Speaking of creativity, David told me, en passant, about the pianist Christopher O'Riley's runaway success in the US with piano transcriptions of Radiohead, which apparently help to attract people to his recitals who might be under the age of 50 and sometimes sport interesting haircuts. Christopher's programmes might have a first half of, for instance, Janacek and Bartok, and a second half of Radiohead song covers. I hadn't heard the transcriptions before, so thought I'd check them out. Here's Paranoid Android: in this context, not so very far away from mainstream American minimalism, perhaps. Contemporary music: a convergence?

Friday, January 06, 2012

Accolade for Alan

Dr Alan Walker, whose three-volume biography of Franz Liszt is now the definitive text on last year's bicentenary supremo, has been awarded a top honour by the Government of the Republic of Hungary: the Knight's Cross of the Order of Merit. It was announced, we hear, before the end of Liszt year (and before the new constitution in Hungary, which came into force the other day, dropped the word 'Republic'). Walker, professor emeritus of music at McMaster University, is also the biographer of Hans von Bulow, the conductor and Liszt's pre-Wagner son-in-law, and The Death of Liszt, based on the diary of Liszt's pupil Lina Schmalhausen. He will be bestowed with his award on 17 January at the Hungarian Embassy in Ottawa.

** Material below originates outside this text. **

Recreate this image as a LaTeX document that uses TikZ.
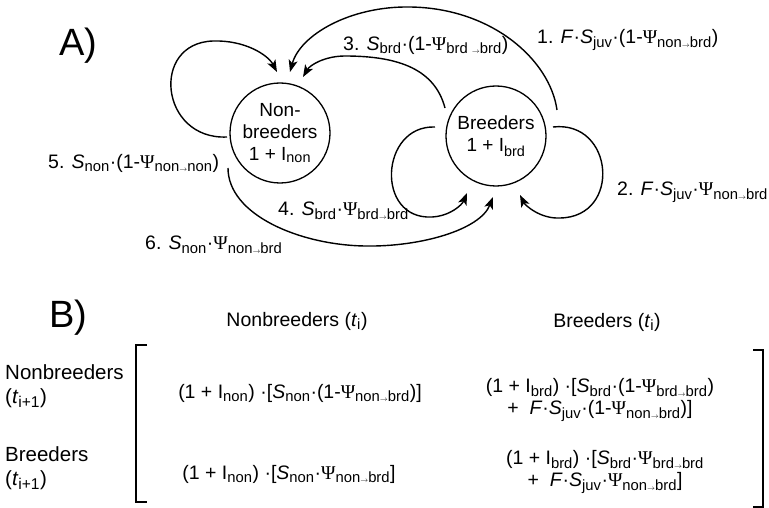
\documentclass[tikz,border=0pt]{standalone}
\usepackage{fontspec}
\setmainfont{Liberation Sans}
\newfontfamily\psifont{Liberation Serif}
\renewcommand{\defaultscriptratio}{0.76}
\usepackage{tikz}
\usetikzlibrary{arrows.meta,calc}

\newcommand{\Ps}{{\psifont Ψ}}
\newcommand{\tto}{$\scriptscriptstyle\rightarrow$}
\newcommand{\Sx}[1]{\textit{S}\textsubscript{#1}}
\newcommand{\Px}[1]{\Ps\textsubscript{#1}}
\newcommand{\Ix}[1]{I\textsubscript{#1}}
\newcommand{\tx}[1]{(\textit{t}\textsubscript{#1})}

\tikzset{
	state/.style={circle, draw, line width=1.3pt, minimum size=100pt, inner sep=0pt, align=center, font=\fontsize{19}{22}\selectfont},
	lbl/.style={inner sep=0pt, anchor=west, font=\fontsize{19.5}{22}\selectfont},
	cell/.style={align=center, font=\fontsize{19.5}{22}\selectfont},
	arr/.style={-{Stealth[length=12pt,width=9pt,inset=3pt]}, line width=1.4pt},
	brk/.style={line width=2.2pt}
}

\begin{document}
\begin{tikzpicture}[x=1pt,y=-1pt]
	\useasboundingbox (0,0) rectangle (769,508);
	\node[font=\fontsize{38}{40}\selectfont] (partA) at (78,46) {A)};
	\node[state] (non) at (280,133) {Non-\\breeders\\1 + \Ix{non}};
	\node[state] (brd) at (496,136) {Breeders\\1 + \Ix{brd}};
	\draw[arr] ($(brd)+(61,-26)$) .. controls (550,60) and (492,8) .. (410,7) .. controls (350,6) and (300,35) .. ($(non)+(10,-61)$);
	\draw[arr] ($(brd)+(57,-9)$) .. controls (614,120) and (622,217) .. (560,218) .. controls (540,219) and (525,205) .. ($(brd)+(24,59)$);
	\draw[arr] ($(brd)+(-51,-28)$) .. controls (435,70) and (400,56) .. (345,56) .. controls (325,56) and (310,65) .. ($(non)+(23,-56)$);
	\draw[arr] ($(brd)+(-61,-9)$) .. controls (380,125) and (375,220) .. (432,217) .. controls (450,216) and (462,205) .. ($(brd)+(-29,57)$);
	\draw[arr] ($(non)+(-53,4)$) .. controls (160,140) and (150,43) .. (213,41) .. controls (245,40) and (268,55) .. ($(non)+(-3,-61)$);
	\draw[arr] ($(non)+(-52,35)$) .. controls (228,215) and (300,245) .. (365,246) .. controls (420,247) and (480,230) .. ($(brd)+(-3,61)$);
	\node[lbl] (lab1) at (537,40) {1. \textit{F}·\Sx{juv}·(1-\Px{non\tto brd})};
	\node[lbl] (lab2) at (617,192) {2. \textit{F}·\Sx{juv}·\Px{non\tto brd}};
	\node[lbl] (lab3) at (343,45) {3. \Sx{brd}·(1-\Px{brd \tto brd})};
	\node[lbl] (lab4) at (278,211) {4. \Sx{brd}·\Px{brd\tto brd}};
	\node[lbl] (lab5) at (48,163) {5. \Sx{non}·(1-\Px{non\tto non})};
	\node[lbl] (lab6) at (145,245) {6. \Sx{non}·\Px{non\tto brd}};

	\node[font=\fontsize{38}{40}\selectfont] (partB) at (68,318) {B)};
	\node[font=\fontsize{19.5}{22}\selectfont] (colnon) at (297,321) {Nonbreeders \tx{i}};
	\node[font=\fontsize{19.5}{22}\selectfont] (colbrd) at (607,322) {Breeders \tx{i}};
	\node[font=\fontsize{20.5}{24}\selectfont, align=left, anchor=west, inner sep=0pt] (rownon) at (5,386) {Nonbreeders\\\tx{i+1}};
	\node[font=\fontsize{20.5}{24}\selectfont, align=left, anchor=west, inner sep=0pt] (rowbrd) at (5,468) {Breeders\\\tx{i+1}};
	\draw[brk] (147,345) -- (136,345) -- (136,502) -- (147,502);
	\draw[brk] (753,350) -- (763,350) -- (763,507) -- (753,507);
	\node[cell] (m11) at (300,393) {(1 + \Ix{non}) ·[\Sx{non}·(1-\Px{non\tto brd})]};
	\node[cell] (m12) at (600,400) {(1 + \Ix{brd}) ·[\Sx{brd}·(1-\Px{brd\tto brd})\\+\ \ \textit{F}·\Sx{juv}·(1-\Px{non\tto brd})]};
	\node[cell] (m21) at (289,474) {(1 + \Ix{non}) ·[\Sx{non}·\Px{non\tto brd}]};
	\node[cell] (m22) at (605,472) {(1 + \Ix{brd}) ·[\Sx{brd}·\Px{brd\tto brd}\\+\ \ \textit{F}·\Sx{juv}·\Px{non\tto brd}]};
\end{tikzpicture}
\end{document}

Accolades for books of this excellence are few and far between and goodness knows it is well deserved. But I imagine it won't be long before someone says he ought to consider refusing the award in protest at the current turn of political events in Hungary. This brings home the point that we ought to have more recognition for excellence in musical scholarship from cultural and governmental bodies a bit closer to home.